Fourth, decriminalization would remove scrutiny from private abortion providers at a time when they are increasingly under the spotlight. Perhaps this is why they are leading the charge for it. The majority of abortions in the UK take place at private abortion providers and recently, severe and repeated malpractice has been discovered.
In August 2016, the Care Quality Commission (CQC) had to step in to protect women from potential harm at Marie Stopes abortion clinics and their report in December showed doctors had been bulk-signing abortion consent forms, babies remains had been left in open bins, women were left at risk of infection, staff were not trained in how to respond to deteriorating patients and post-surgery safety checks were being completed before the surgery started.
An investigation by a national newspaper revealed in March 2017 that practices that concerned CQC inspectors are continuing at Marie Stopes clinics, with, for example, abortions being signed off by call centre workers with no medical training after discussions which were as short as 22 seconds.
Already within our current legal framework we have seen doctors pre-signing abortion forms, gender-selective abortions being offered, live babies being left to die following abortions that have gone wrong and children with minor disabilities, such as cleft palate, being aborted. In this context, where the current law is supposed to be preventing such appalling practices, the thought of allowing abortion, on demand, up to 28 weeks or even birth, is seriously worrying. If these kinds of breaches in patient safety protocols are occurring under the current law and close inspection of clinics, what would happen if all legal restrictions are lifted from abortion practice?
But fifth, and finally, the decriminalization campaign ignores the key fact that abortion is not like other healthcare procedures because it involves the intentional taking of another human life. This is precisely why the law has always treated it differently from regular medical procedures, and continues to do so.

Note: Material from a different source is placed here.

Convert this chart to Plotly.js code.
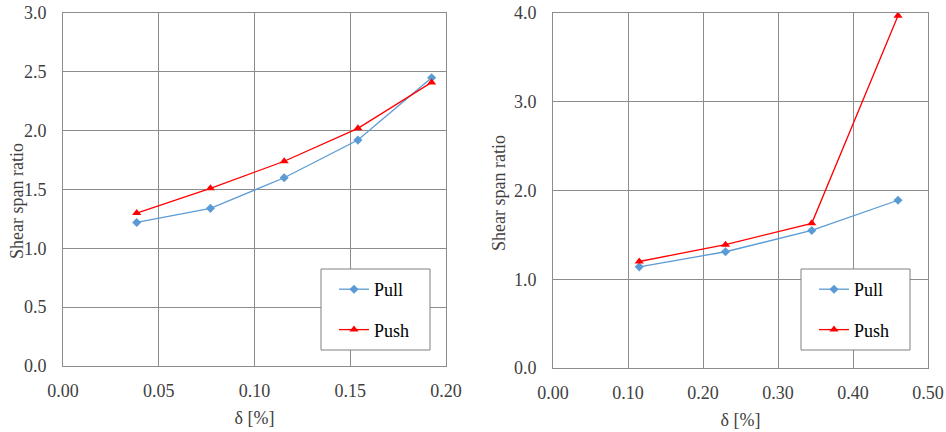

The Offences against the Person Act, like many of our country’s laws, was originally based on the Judeo-Christian ethic which forbids the taking of innocent human life on the basis that all human lives are made in the image of God. It treats abortion in the same way as murder – that is, as a crime punishable by life imprisonment.
Not many people know that abortion is also against historic codes of ethics like the Hippocratic Oath, the Declaration of Geneva (1948) and the International Code of Medical Ethics (1949) or that in 1947 the British Medical Association itself called abortion ‘the greatest crime’. Ironic indeed!
There are many good reasons for the BMA to give this decriminalization motion short shrift on Tuesday. Let’s hope that it does so.
Editor’s note. This appeared on Dr. Saunders’ blog and is reposted with permission.